• SUPPLIED MATERIAL:
↓↓↓

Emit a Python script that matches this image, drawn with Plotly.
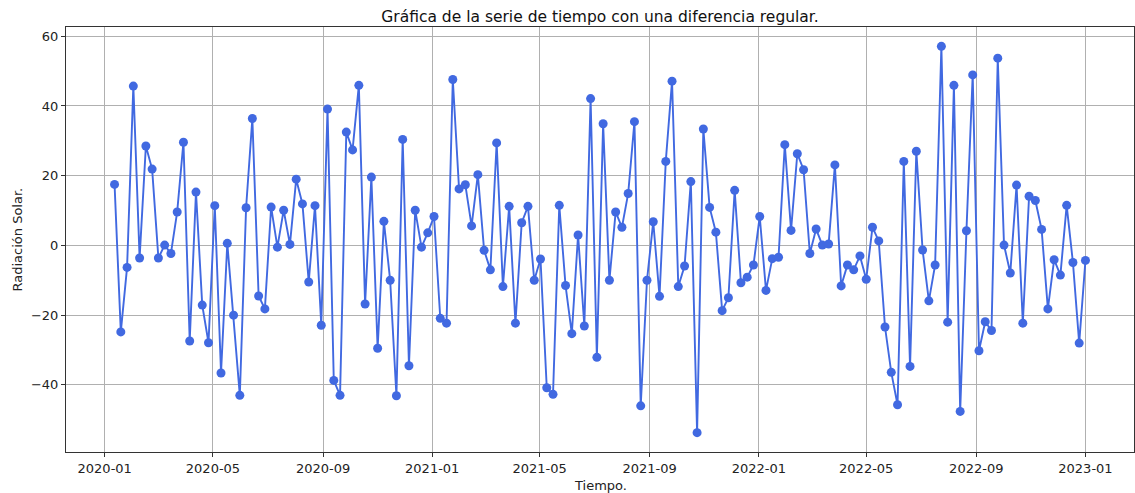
import pandas as pd
import plotly.graph_objects as go

# Weekly dates (Sunday) for the differenced series
fechas = pd.date_range("2020-01-12", "2023-01-01", freq="W-SUN")

# Radiación solar con una diferencia regular
valores = [
    17.5, -24.8, -6.3, 45.7, -3.6, 28.5, 21.9, -3.6, 0.1, -2.3,
    9.6, 29.6, -27.4, 15.3, -17.1, -27.9, 11.4, -36.6, 0.6, -20.0,
    -43.0, 10.8, 36.4, -14.5, -18.2, 11.0, -0.5, 10.1, 0.3, 19.0,
    11.9, -10.5, 11.4, -22.9, 39.1, -38.7, -43.0, 32.5, 27.4, 45.9,
    -16.8, 19.6, -29.5, 6.9, -10.0, -43.1, 30.4, -34.5, 10.1, -0.5,
    3.6, 8.3, -20.9, -22.3, 47.6, 16.2, 17.4, 5.6, 20.3, -1.4,
    -7.0, 29.4, -11.8, 11.2, -22.3, 6.5, 11.2, -10.0, -3.9, -40.8,
    -42.7, 11.5, -11.5, -25.3, 3.0, -23.1, 42.1, -32.1, 34.9, -10.0,
    9.6, 5.2, 14.9, 35.5, -46.0, -10.0, 6.8, -14.6, 24.1, 47.1,
    -11.8, -5.9, 18.3, -53.7, 33.4, 10.9, 3.8, -18.7, -15.0, 15.8,
    -10.7, -9.1, -5.6, 8.3, -12.9, -3.8, -3.4, 28.9, 4.3, 26.3,
    21.7, -2.3, 4.7, 0.1, 0.4, 23.1, -11.6, -5.6, -7.0, -3.0,
    -9.7, 5.2, 1.3, -23.4, -36.4, -45.7, 24.1, -34.7, 27.0, -1.3,
    -15.9, -5.6, 57.1, -22.0, 45.9, -47.6, 4.2, 48.9, -30.2, -21.9,
    -24.4, 53.7, 0.1, -7.9, 17.3, -22.3, 14.1, 12.9, 4.6, -18.2,
    -4.1, -8.5, 11.5, -4.9, -28.0, -4.3,
]

tick_fechas = pd.date_range("2020-01-01", "2023-01-01", freq="4MS")
tick_textos = [d.strftime("%Y-%m") for d in tick_fechas]
y_ticks = [-40, -20, 0, 20, 40, 60]

# 5 % padding on both axes
span_x = fechas[-1] - fechas[0]
x_range = [fechas[0] - 0.05 * span_x, fechas[-1] + 0.05 * span_x]
y_min, y_max = min(valores), max(valores)
span_y = y_max - y_min
y_range = [y_min - 0.05 * span_y, y_max + 0.05 * span_y]

FONT = "DejaVu Sans"
TICK_SIZE = 13

fig = go.Figure(
    go.Scatter(
        x=fechas,
        y=valores,
        mode="lines+markers",
        line=dict(color="#4169E1", width=1.9),
        marker=dict(color="#4169E1", size=9),
        showlegend=False,
    )
)

axis_common = dict(
    showgrid=True,
    gridcolor="#b0b0b0",
    gridwidth=0.8,
    showline=True,
    linecolor="#333333",
    linewidth=1,
    mirror=True,
    ticks="outside",
    ticklen=4,
    tickcolor="#333333",
    tickfont=dict(family=FONT, size=TICK_SIZE, color="#222222"),
    zeroline=False,
)

fig.update_xaxes(
    range=x_range,
    tickvals=tick_fechas,
    ticktext=tick_textos,
    **axis_common,
)
fig.update_yaxes(
    range=y_range,
    tickvals=y_ticks,
    **axis_common,
)

fig.update_layout(
    width=1135,
    height=493,
    margin=dict(l=66, r=1, t=27, b=41),
    paper_bgcolor="white",
    plot_bgcolor="white",
    font=dict(family=FONT, color="#222222"),
    title=dict(
        text="Gráfica de la serie de tiempo con una diferencia regular.",
        x=0.5,
        xref="paper",
        xanchor="center",
        y=1,
        yref="paper",
        yanchor="bottom",
        pad=dict(b=5),
        font=dict(family=FONT, size=15.5, color="#111111"),
    ),
    annotations=[
        dict(
            text="Tiempo.",
            x=0.5, xref="paper",
            y=0, yref="paper",
            yanchor="top",
            yshift=-24,
            showarrow=False,
            font=dict(family=FONT, size=TICK_SIZE, color="#222222"),
        ),
        dict(
            text="Radiación Solar.",
            x=0, xref="paper",
            y=0.5, yref="paper",
            xanchor="center",
            xshift=-49,
            textangle=-90,
            showarrow=False,
            font=dict(family=FONT, size=TICK_SIZE, color="#222222"),
        ),
    ],
)

fig.write_html("out.html")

↑↑↑

• WHAT IS ASKED: What is needed is an exact reproduction of the data, pictures excluded.

• THE RESPONSE:
Emit a Python script that matches this image, drawn with Plotly.
import pandas as pd
import plotly.graph_objects as go

# Weekly dates (Sunday) for the differenced series
fechas = pd.date_range("2020-01-12", "2023-01-01", freq="W-SUN")

# Radiación solar con una diferencia regular
valores = [
    17.5, -24.8, -6.3, 45.7, -3.6, 28.5, 21.9, -3.6, 0.1, -2.3,
    9.6, 29.6, -27.4, 15.3, -17.1, -27.9, 11.4, -36.6, 0.6, -20.0,
    -43.0, 10.8, 36.4, -14.5, -18.2, 11.0, -0.5, 10.1, 0.3, 19.0,
    11.9, -10.5, 11.4, -22.9, 39.1, -38.7, -43.0, 32.5, 27.4, 45.9,
    -16.8, 19.6, -29.5, 6.9, -10.0, -43.1, 30.4, -34.5, 10.1, -0.5,
    3.6, 8.3, -20.9, -22.3, 47.6, 16.2, 17.4, 5.6, 20.3, -1.4,
    -7.0, 29.4, -11.8, 11.2, -22.3, 6.5, 11.2, -10.0, -3.9, -40.8,
    -42.7, 11.5, -11.5, -25.3, 3.0, -23.1, 42.1, -32.1, 34.9, -10.0,
    9.6, 5.2, 14.9, 35.5, -46.0, -10.0, 6.8, -14.6, 24.1, 47.1,
    -11.8, -5.9, 18.3, -53.7, 33.4, 10.9, 3.8, -18.7, -15.0, 15.8,
    -10.7, -9.1, -5.6, 8.3, -12.9, -3.8, -3.4, 28.9, 4.3, 26.3,
    21.7, -2.3, 4.7, 0.1, 0.4, 23.1, -11.6, -5.6, -7.0, -3.0,
    -9.7, 5.2, 1.3, -23.4, -36.4, -45.7, 24.1, -34.7, 27.0, -1.3,
    -15.9, -5.6, 57.1, -22.0, 45.9, -47.6, 4.2, 48.9, -30.2, -21.9,
    -24.4, 53.7, 0.1, -7.9, 17.3, -22.3, 14.1, 12.9, 4.6, -18.2,
    -4.1, -8.5, 11.5, -4.9, -28.0, -4.3,
]

tick_fechas = pd.date_range("2020-01-01", "2023-01-01", freq="4MS")
tick_textos = [d.strftime("%Y-%m") for d in tick_fechas]
y_ticks = [-40, -20, 0, 20, 40, 60]

# 5 % padding on both axes
span_x = fechas[-1] - fechas[0]
x_range = [fechas[0] - 0.05 * span_x, fechas[-1] + 0.05 * span_x]
y_min, y_max = min(valores), max(valores)
span_y = y_max - y_min
y_range = [y_min - 0.05 * span_y, y_max + 0.05 * span_y]

FONT = "DejaVu Sans"
TICK_SIZE = 13

fig = go.Figure(
    go.Scatter(
        x=fechas,
        y=valores,
        mode="lines+markers",
        line=dict(color="#4169E1", width=1.9),
        marker=dict(color="#4169E1", size=9),
        showlegend=False,
    )
)

axis_common = dict(
    showgrid=True,
    gridcolor="#b0b0b0",
    gridwidth=0.8,
    showline=True,
    linecolor="#333333",
    linewidth=1,
    mirror=True,
    ticks="outside",
    ticklen=4,
    tickcolor="#333333",
    tickfont=dict(family=FONT, size=TICK_SIZE, color="#222222"),
    zeroline=False,
)

fig.update_xaxes(
    range=x_range,
    tickvals=tick_fechas,
    ticktext=tick_textos,
    **axis_common,
)
fig.update_yaxes(
    range=y_range,
    tickvals=y_ticks,
    **axis_common,
)

fig.update_layout(
    width=1135,
    height=493,
    margin=dict(l=66, r=1, t=27, b=41),
    paper_bgcolor="white",
    plot_bgcolor="white",
    font=dict(family=FONT, color="#222222"),
    title=dict(
        text="Gráfica de la serie de tiempo con una diferencia regular.",
        x=0.5,
        xref="paper",
        xanchor="center",
        y=1,
        yref="paper",
        yanchor="bottom",
        pad=dict(b=5),
        font=dict(family=FONT, size=15.5, color="#111111"),
    ),
    annotations=[
        dict(
            text="Tiempo.",
            x=0.5, xref="paper",
            y=0, yref="paper",
            yanchor="top",
            yshift=-24,
            showarrow=False,
            font=dict(family=FONT, size=TICK_SIZE, color="#222222"),
        ),
        dict(
            text="Radiación Solar.",
            x=0, xref="paper",
            y=0.5, yref="paper",
            xanchor="center",
            xshift=-49,
            textangle=-90,
            showarrow=False,
            font=dict(family=FONT, size=TICK_SIZE, color="#222222"),
        ),
    ],
)

fig.write_html("out.html")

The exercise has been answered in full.